As part of my ongoing series highlighting the most recommended and popular Cozy Mystery series suggested by site readers, this month I will be discussing the first entry in Laurie Cass (aka Laura Alden)‘s first entry in her Bookmobile Cat Mystery Series, titled Lending a Paw.
Librarian Minnie Hamilton has spent the last three years in the small resort town of Chilson, Michigan, having taken up an assistant director position at the district library, having spent many happy summers there as a small child, staying with her aunt Frances, who still maintains guest rooms for the resort season. More recently, Minnie had acquired a new family member as well – Eddie, a stray cat black and white striped cat that had followed Minnie home from relaxing in a local cemetery.
Though she has been working in Chilson for some time, Minnie is starting another chapter in her career – she had the idea for a bookmobile attached to the local library, driving about town to visit readers and distribute books, and as her idea, when it was decided to go along with the idea, she was the person who would end up driving it.
Naturally, it was a bit of a surprise to her that there would be a co-pilot for the drive – her cat Eddie – and even more of a surprise that at one of her first stops, Eddie would turn up a dead body instead of a book enthusiast looking for some light reading.
The deceased that Eddie and Minnie turned up, Stan Larabee, was a bit of a surprising figure – most of the town considered him a tight man with his money, someone who was more concerned with business than anything else, but he had also been the main donor to setting up the bookmobile, more or less single-handedly bankrolling the project.

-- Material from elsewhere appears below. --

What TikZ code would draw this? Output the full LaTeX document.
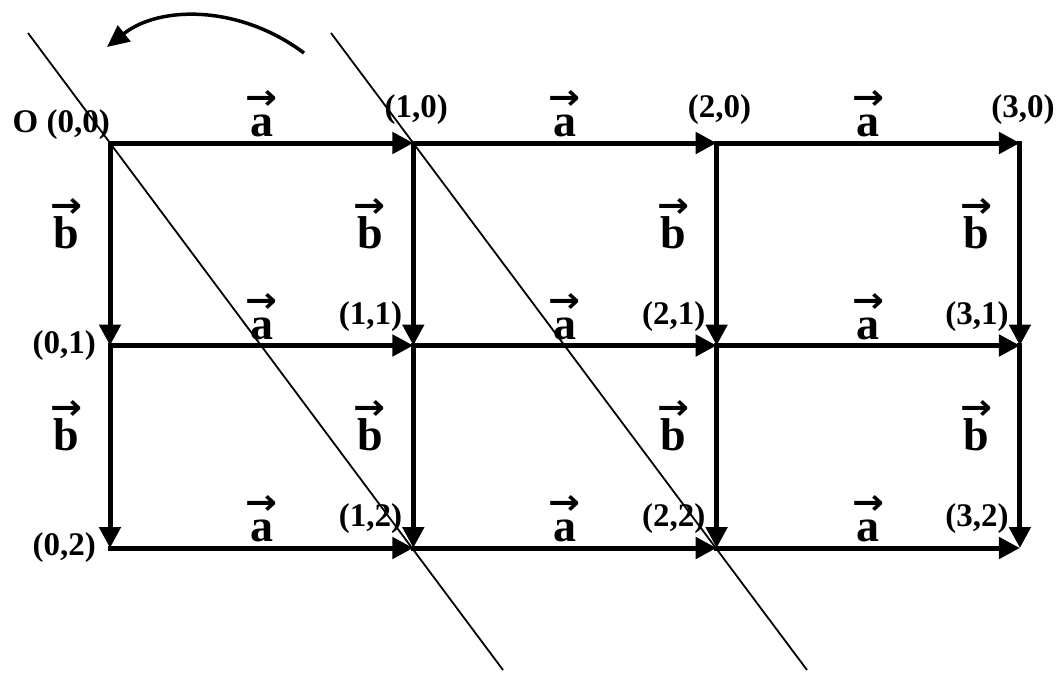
\documentclass[tikz,border=0pt]{standalone}
\usepackage{graphicx}
\usepackage{fontspec}
\setmainfont{Liberation Serif}
\newfontfamily\arrowfont{DejaVu Sans}
\usetikzlibrary{arrows.meta}
\newcommand{\vlab}[2]{\ooalign{\hfil#1\hfil\cr\hfil\raisebox{#2}{\resizebox{32pt}{19pt}{\arrowfont\bfseries →}}\hfil\cr}}

\begin{document}
\begin{tikzpicture}[x=1pt,y=-1pt,
  lattice/.style={line width=5pt,line cap=rect,-{Triangle[length=21pt,width=21pt]}},
  diag/.style={line width=1.8pt},
  ptlbl/.style={font=\bfseries\fontsize{33}{33}\selectfont,inner sep=0pt},
  vl/.style={font=\bfseries\fontsize{46}{46}\selectfont,inner sep=0pt}]
  \useasboundingbox (0,0) rectangle (1059,678);
  \foreach \i in {0,...,3}
    \foreach \j in {0,1,2}
      {\coordinate (p\i\j) at ({110+303.3*\i},{143+202.5*\j});}
  \coordinate (d1s) at (28,33);  \coordinate (d1e) at (503,670);
  \coordinate (d2s) at (331,33); \coordinate (d2e) at (807,670);
  \draw[diag] (d1s) -- (d1e);
  \draw[diag] (d2s) -- (d2e);
  \foreach \i/\k in {0/1,1/2,2/3}
    \foreach \j in {0,1,2}
      {\draw[lattice] (p\i\j) -- (p\k\j) node[vl,midway,above=4pt] (a\i\j) {\vlab{a}{27pt}};}
  \foreach \i in {0,...,3}
    \foreach \j/\k in {0/1,1/2}
      {\draw[lattice] (p\i\j) -- (p\i\k) node[vl,midway,left=25pt,yshift=12pt] (b\i\j) {\vlab{b}{31pt}};}
  \node[ptlbl,anchor=south east] (o00) at ([yshift=3pt]p00) {O (0,0)};
  \foreach \i in {1,2,3}
    {\node[ptlbl,above=18pt,xshift=3pt] (o\i0) at (p\i0) {(\i,0)};}
  \foreach \j in {1,2}
    {\node[ptlbl,left=14pt] (o0\j) at (p0\j) {(0,\j)};}
  \foreach \i in {1,2,3}
    \foreach \j in {1,2}
      {\node[ptlbl,anchor=south east,xshift=-11pt,yshift=14pt] (o\i\j) at (p\i\j) {(\i,\j)};}
  \coordinate (rs) at (304,53); \coordinate (re) at (107,47);
  \draw[line width=3.5pt,-{Triangle[length=22pt,width=20pt]}] (rs) .. controls (240,5) and (160,5) .. (re);
\end{tikzpicture}
\end{document}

So despite the fact that most of the small town wasn’t terribly concerned at his sudden death, Minnie felt a certain responsibility – not only as the person who discovered him, but also one of the few that seemed to see him in a better light, no doubt one of the reasons that she began investigating on her own – or rather, with Eddie.
Set in a small midwestern sort of town, revolving around two comfortably Cozy topics, in this case cats and books, with a protagonist returning to a familiar family haunt after years away, Lending a Paw is a good example of a fairly conventional modern Cozy – and like most modern Cozies, it’s definitely a story that many modern Cozy fans will be able to sit down and spend some time with. This isn’t an innovation in mysteries by any means, but the interactions of the characters and especially of Eddie make it quite worthwhile to any fans of a combination of mysteries, cats, and bookmobiles.